The International Transport Workers' Federation has added the ship registries of two more countries, Gabon and Eswatini, to its list of Flags of convenience (FOCs).

An FOC is a ship registry which charges fees to shipowners but without undertaking the regulatory, crew safety and welfare responsibilities of a genuine flag state. Many countries that operate an FOC registry are in severe economic distress and use their registry to gain income, while lacking the power or funding to meet their responsibilities. This allows shipowners to adopt poor standards, hide their identity, and avoid international sanctions.

Including the two new additions, 43 countries have been declared FOCs by the ITF's Fair Practices Committee.

Avoiding accountability

Speaking at a press conference held at ITF House, London, on 16 May 2024, ITF president Paddy Crumlin explained how the FOC system allows for labour abuses.

'The whole basis for registering your ships with an FOC is to avoid accountability on safety and tax, to circumvent human rights,' he said. 'There's no real regulation, because the FOCs don't have the capacity and aren't geared for it. There's abandonment, virtual imprisonment, high death rates.

'ESG [environmental, social and governance standards] hasn't reached into the shipping industry. The accountabilities companies in other industries are meeting do not exist.'

Mr Crumlin pointed out that several major players in the shipping industry are complicit, because even when their own vessels are registered with quality flags, they often charter vessels that are registered with FOCs without applying their own ESG requirements.

No genuine link

The first of the two new FOCs is Eswatini (formerly known as Swaziland). The landlocked country, 40 miles from the ocean, is one of the smallest countries in the world. It is not a member of the United Nations' International Maritime Organization and has not ratified the SOLAS maritime safety convention.

It currently has seven vessels on its registry, all of which would normally be subject to international sanctions (there are possibly 14 vessels registered, but the Eswatini registry's website is unclear about this and this may be counting the same ships twice).

Gabon has about 230 vessels, of which only six have a genuine link to Gabon. It is the fastest growing registry in the world, especially after international sanctions went into effect following the Russian invasion of Ukraine.


At the press conference, the ITF also warned that seafarer abandonment – which hit a new high in 2023 – is likely to be even worse in 2024. Cases were formerly concentrated in hotspots such as the Persian Gulf but now occur worldwide, even in North America and Europe.

The FOC system makes abandonment worse, because it is difficult to trace the ownership of the vessel when it is registered with an FOC to bring pressure for the seafarers to be repatriated and to restore their unpaid wages. This was particularly problematic when seafarers struggled to get home due to Covid-19 travel restrictions.

'We report almost 100% of the abandonment cases reported to the International Labour Organization,' said ITF inspectorate coordinator Steve Trowsdale.

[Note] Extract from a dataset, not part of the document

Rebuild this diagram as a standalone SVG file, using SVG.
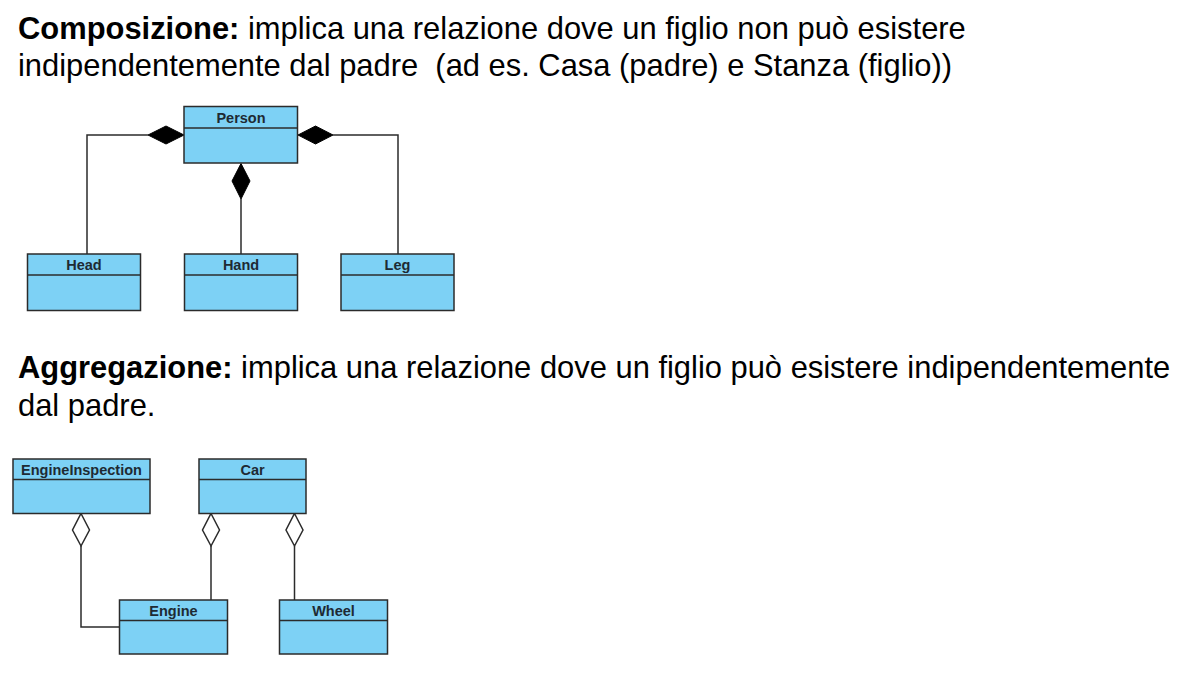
<svg xmlns="http://www.w3.org/2000/svg" width="1177" height="673" viewBox="0 0 1177 673">
<defs>
<style>
.t{font-family:"Liberation Sans",Arial,sans-serif;font-size:30.9px;fill:#000;white-space:pre}
.b{font-weight:bold}
.cls rect{fill:#7DD1F5;stroke:#2b2b2b;stroke-width:1.5}
.cls line{stroke:#2b2b2b;stroke-width:1.5}
.cls text{font-family:"Liberation Sans",Arial,sans-serif;font-size:14.5px;font-weight:bold;fill:#1e2a33;text-anchor:middle}
.con path.l{fill:none;stroke:#2b2b2b;stroke-width:1.5}
.comp{fill:#000;stroke:#000;stroke-width:1}
.agg{fill:#fff;stroke:#2b2b2b;stroke-width:1.5}
</style>
</defs>
<rect width="1177" height="673" fill="#fff"/>
<text class="t" x="18" y="38.5"><tspan class="b">Composizione:</tspan> implica una relazione dove un figlio non può esistere</text>
<text class="t" x="18" y="76" xml:space="preserve">indipendentemente dal padre  (ad es. Casa (padre) e Stanza (figlio))</text>
<text class="t" x="18" y="377.5"><tspan class="b">Aggregazione:</tspan> implica una relazione dove un figlio può esistere indipendentemente</text>
<text class="t" x="18" y="415.5">dal padre.</text>

<g class="con">
<path class="l" d="M87,254 V135 H148"/>
<path class="comp" d="M148,135 L166,126 L184,135 L166,144 Z"/>
<path class="l" d="M398,254 V135 H333"/>
<path class="comp" d="M298,135 L315.5,126 L333,135 L315.5,144 Z"/>
<path class="l" d="M241,254 V199"/>
<path class="comp" d="M241,163.5 L250,181 L241,199 L232,181 Z"/>
<path class="l" d="M119.5,627 H81 V546"/>
<path class="agg" d="M81,513.5 L89.5,530 L81,546 L72.5,530 Z"/>
<path class="l" d="M211,600 V546"/>
<path class="agg" d="M211,513.5 L219.5,530 L211,546 L202.5,530 Z"/>
<path class="l" d="M294.5,600 V546"/>
<path class="agg" d="M294.5,513.5 L303,530 L294.5,546 L286,530 Z"/>
</g>

<g id="person" class="cls"><rect x="184" y="106.5" width="113.5" height="56.5"/><line x1="184" y1="128" x2="297.5" y2="128"/><text x="241" y="123">Person</text></g>
<g id="head" class="cls"><rect x="27.5" y="254" width="113" height="56.5"/><line x1="27.5" y1="275" x2="140.5" y2="275"/><text x="84" y="270">Head</text></g>
<g id="hand" class="cls"><rect x="184.5" y="254" width="113" height="56.5"/><line x1="184.5" y1="275" x2="297.5" y2="275"/><text x="241" y="270">Hand</text></g>
<g id="leg" class="cls"><rect x="341" y="254" width="113" height="56.5"/><line x1="341" y1="275" x2="454" y2="275"/><text x="397.5" y="270">Leg</text></g>

<g id="engineinspection" class="cls"><rect x="13" y="459" width="137" height="54.5"/><line x1="13" y1="479.5" x2="150" y2="479.5"/><text x="81.5" y="475">EngineInspection</text></g>
<g id="car" class="cls"><rect x="199" y="459" width="107" height="54.5"/><line x1="199" y1="479.5" x2="306" y2="479.5"/><text x="252.5" y="475">Car</text></g>
<g id="engine" class="cls"><rect x="119.5" y="600" width="108" height="54"/><line x1="119.5" y1="620.5" x2="227.5" y2="620.5"/><text x="173.5" y="616">Engine</text></g>
<g id="wheel" class="cls"><rect x="279.5" y="600" width="108" height="54"/><line x1="279.5" y1="620.5" x2="387.5" y2="620.5"/><text x="333.5" y="616">Wheel</text></g>
</svg>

'There have been 116 cases already this year, 86 of them FOC flagged or unknown, and 1,300 seaf have requested help. ITF reported all of them. Of the top 10 flags of these vessels, seven were FOCs.'

Mr Trowsdale went on to discuss shocking recent cases of abandonment – including one which was recently resolved in which a seafarer was trapped onboard his vessel for 12 years, without pay for nine. In another case, involving a ship owned by UAE-based Middle East Marine, Indian seafarers were abandoned in the Persian/Arabian Gulf for months with no pay and their generator only being run one hour a day – having to sleep on deck due to lack of air conditioning. The ship's master, still unpaid, is actually an able seaman 'promoted' shortly after joining the ship because he had some navigation experience.